### Dataset extract
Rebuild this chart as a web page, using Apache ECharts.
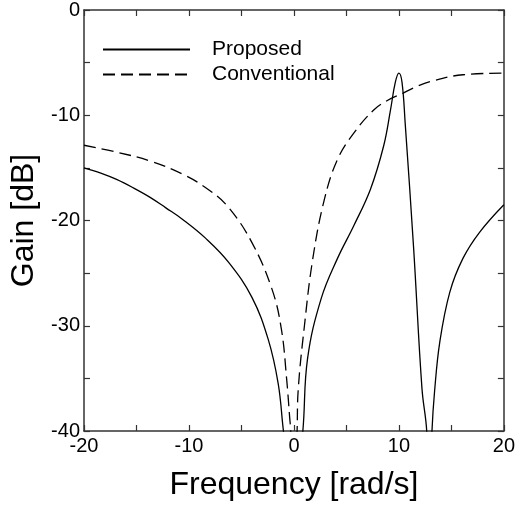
<!DOCTYPE html>
<html>
<head>
<meta charset="utf-8">
<script src="https://cdn.jsdelivr.net/npm/echarts@6/dist/echarts.min.js"></script>
<style>
  html, body { margin: 0; padding: 0; background: #fff; }
  #chart { width: 518px; height: 506px; }
</style>
</head>
<body>
<div id="chart"></div>
<script>
var xTicks = [-20, -10, 0, 10, 20];
var yTicks = [-40, -30, -20, -10, 0];

// Proposed (solid)
var proposedX = [-20, -18.4, -16.9, -15.3, -13.7, -12.2, -10.6, -8.4, -6.2, -4.0, -2.45, -1.5, -1.0, 0, 0.85, 1.3, 2.6, 4.15, 5.7, 7.3, 8.55, 9.2, 9.65, 10.0, 10.3, 10.6, 11.4, 12.2, 12.65, 12.9, 13.15, 13.4, 13.9, 14.85, 16.1, 17.7, 20];
var proposedY = [-15.0, -15.5, -16.1, -16.9, -17.8, -18.8, -19.9, -21.7, -24.0, -27.3, -31.3, -35.5, -40, -48, -40, -33.1, -27.4, -23.6, -20.5, -17.0, -12.9, -9.5, -6.9, -6.0, -6.9, -10.8, -22.6, -36.0, -40, -48, -40, -36.2, -31.5, -26.8, -23.6, -21.1, -18.5];

// Conventional (dashed)
var convX = [-20, -16.9, -13.7, -10.6, -8.1, -6.2, -4.0, -2.1, -1.2, -0.7, -0.4, -0.3, 0, 0.3, 0.4, 1.0, 1.8, 2.9, 4.15, 5.7, 7.6, 8.9, 10.4, 11.4, 13.0, 16.1, 20];
var convY = [-12.85, -13.5, -14.35, -15.6, -17.1, -18.8, -22.1, -26.5, -30.3, -35.0, -38.8, -40, -48, -40, -36.2, -30.0, -23.6, -18.0, -14.2, -11.7, -9.5, -8.6, -7.9, -7.4, -6.8, -6.15, -6.0];

function pairs(xs, ys) {
  return xs.map(function (x, i) { return [x, ys[i]]; });
}

var font = "Liberation Sans, Arial, sans-serif";
var axisColor = "#333";

function frameAxis(extra) {
  var a = {
    type: "value",
    axisLine: { show: true, onZero: false, lineStyle: { color: axisColor, width: 1.5 } },
    axisTick: { show: true, inside: true, length: 6, lineStyle: { color: axisColor, width: 1.2 } },
    minorTick: { show: true, splitNumber: 2, length: 6, lineStyle: { color: axisColor, width: 1.2 } },
    splitLine: { show: false },
    minorSplitLine: { show: false }
  };
  for (var k in extra) a[k] = extra[k];
  return a;
}

var chart = echarts.init(document.getElementById("chart"));
chart.setOption({
  animation: false,
  grid: { left: 84, right: 10, top: 10, bottom: 73 },
  legend: {
    left: 102,
    top: 39,
    padding: 0,
    orient: "vertical",
    itemWidth: 87,
    itemHeight: 14,
    itemGap: 4,
    itemStyle: { opacity: 0 },
    textStyle: { fontFamily: font, fontSize: 21, lineHeight: 14, color: "#000", padding: [0, 0, 0, 17] },
    data: ["Proposed", "Conventional"]
  },
  xAxis: [
    frameAxis({
      position: "bottom", min: xTicks[0], max: xTicks[xTicks.length - 1], interval: 10,
      name: "Frequency [rad/s]", nameLocation: "middle", nameGap: 38,
      nameTextStyle: { fontFamily: font, fontSize: 32, color: "#000" },
      axisLabel: { margin: 5, fontFamily: font, fontSize: 20, color: "#000" }
    }),
    frameAxis({
      position: "top", min: xTicks[0], max: xTicks[xTicks.length - 1], interval: 10,
      axisLabel: { show: false }
    })
  ],
  yAxis: [
    frameAxis({
      position: "left", min: yTicks[0], max: yTicks[yTicks.length - 1], interval: 10,
      name: "Gain [dB]", nameLocation: "middle", nameGap: 42,
      nameTextStyle: { fontFamily: font, fontSize: 32, color: "#000" },
      axisLabel: { margin: 4, fontFamily: font, fontSize: 20, color: "#000" }
    }),
    frameAxis({
      position: "right", min: yTicks[0], max: yTicks[yTicks.length - 1], interval: 10,
      axisLabel: { show: false }
    })
  ],
  series: [
    {
      name: "Proposed",
      type: "line",
      data: pairs(proposedX, proposedY),
      symbol: "none",
      smooth: 0.4,
      clip: true,
      itemStyle: { color: "#000" },
      lineStyle: { color: "#000", width: 1.3 }
    },
    {
      name: "Conventional",
      type: "line",
      data: pairs(convX, convY),
      symbol: "none",
      smooth: 0.4,
      clip: true,
      itemStyle: { color: "#000" },
      lineStyle: { color: "#000", width: 1.3, type: [12, 6] }
    }
  ]
});
</script>
</body>
</html>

### Exercise description
Write out again every line above exactly as given; the pictures do not belong in the copy.

### Solution for this problem
Rebuild this chart as a web page, using Apache ECharts.
<!DOCTYPE html>
<html>
<head>
<meta charset="utf-8">
<script src="https://cdn.jsdelivr.net/npm/echarts@6/dist/echarts.min.js"></script>
<style>
  html, body { margin: 0; padding: 0; background: #fff; }
  #chart { width: 518px; height: 506px; }
</style>
</head>
<body>
<div id="chart"></div>
<script>
var xTicks = [-20, -10, 0, 10, 20];
var yTicks = [-40, -30, -20, -10, 0];

// Proposed (solid)
var proposedX = [-20, -18.4, -16.9, -15.3, -13.7, -12.2, -10.6, -8.4, -6.2, -4.0, -2.45, -1.5, -1.0, 0, 0.85, 1.3, 2.6, 4.15, 5.7, 7.3, 8.55, 9.2, 9.65, 10.0, 10.3, 10.6, 11.4, 12.2, 12.65, 12.9, 13.15, 13.4, 13.9, 14.85, 16.1, 17.7, 20];
var proposedY = [-15.0, -15.5, -16.1, -16.9, -17.8, -18.8, -19.9, -21.7, -24.0, -27.3, -31.3, -35.5, -40, -48, -40, -33.1, -27.4, -23.6, -20.5, -17.0, -12.9, -9.5, -6.9, -6.0, -6.9, -10.8, -22.6, -36.0, -40, -48, -40, -36.2, -31.5, -26.8, -23.6, -21.1, -18.5];

// Conventional (dashed)
var convX = [-20, -16.9, -13.7, -10.6, -8.1, -6.2, -4.0, -2.1, -1.2, -0.7, -0.4, -0.3, 0, 0.3, 0.4, 1.0, 1.8, 2.9, 4.15, 5.7, 7.6, 8.9, 10.4, 11.4, 13.0, 16.1, 20];
var convY = [-12.85, -13.5, -14.35, -15.6, -17.1, -18.8, -22.1, -26.5, -30.3, -35.0, -38.8, -40, -48, -40, -36.2, -30.0, -23.6, -18.0, -14.2, -11.7, -9.5, -8.6, -7.9, -7.4, -6.8, -6.15, -6.0];

function pairs(xs, ys) {
  return xs.map(function (x, i) { return [x, ys[i]]; });
}

var font = "Liberation Sans, Arial, sans-serif";
var axisColor = "#333";

function frameAxis(extra) {
  var a = {
    type: "value",
    axisLine: { show: true, onZero: false, lineStyle: { color: axisColor, width: 1.5 } },
    axisTick: { show: true, inside: true, length: 6, lineStyle: { color: axisColor, width: 1.2 } },
    minorTick: { show: true, splitNumber: 2, length: 6, lineStyle: { color: axisColor, width: 1.2 } },
    splitLine: { show: false },
    minorSplitLine: { show: false }
  };
  for (var k in extra) a[k] = extra[k];
  return a;
}

var chart = echarts.init(document.getElementById("chart"));
chart.setOption({
  animation: false,
  grid: { left: 84, right: 10, top: 10, bottom: 73 },
  legend: {
    left: 102,
    top: 39,
    padding: 0,
    orient: "vertical",
    itemWidth: 87,
    itemHeight: 14,
    itemGap: 4,
    itemStyle: { opacity: 0 },
    textStyle: { fontFamily: font, fontSize: 21, lineHeight: 14, color: "#000", padding: [0, 0, 0, 17] },
    data: ["Proposed", "Conventional"]
  },
  xAxis: [
    frameAxis({
      position: "bottom", min: xTicks[0], max: xTicks[xTicks.length - 1], interval: 10,
      name: "Frequency [rad/s]", nameLocation: "middle", nameGap: 38,
      nameTextStyle: { fontFamily: font, fontSize: 32, color: "#000" },
      axisLabel: { margin: 5, fontFamily: font, fontSize: 20, color: "#000" }
    }),
    frameAxis({
      position: "top", min: xTicks[0], max: xTicks[xTicks.length - 1], interval: 10,
      axisLabel: { show: false }
    })
  ],
  yAxis: [
    frameAxis({
      position: "left", min: yTicks[0], max: yTicks[yTicks.length - 1], interval: 10,
      name: "Gain [dB]", nameLocation: "middle", nameGap: 42,
      nameTextStyle: { fontFamily: font, fontSize: 32, color: "#000" },
      axisLabel: { margin: 4, fontFamily: font, fontSize: 20, color: "#000" }
    }),
    frameAxis({
      position: "right", min: yTicks[0], max: yTicks[yTicks.length - 1], interval: 10,
      axisLabel: { show: false }
    })
  ],
  series: [
    {
      name: "Proposed",
      type: "line",
      data: pairs(proposedX, proposedY),
      symbol: "none",
      smooth: 0.4,
      clip: true,
      itemStyle: { color: "#000" },
      lineStyle: { color: "#000", width: 1.3 }
    },
    {
      name: "Conventional",
      type: "line",
      data: pairs(convX, convY),
      symbol: "none",
      smooth: 0.4,
      clip: true,
      itemStyle: { color: "#000" },
      lineStyle: { color: "#000", width: 1.3, type: [12, 6] }
    }
  ]
});
</script>
</body>
</html>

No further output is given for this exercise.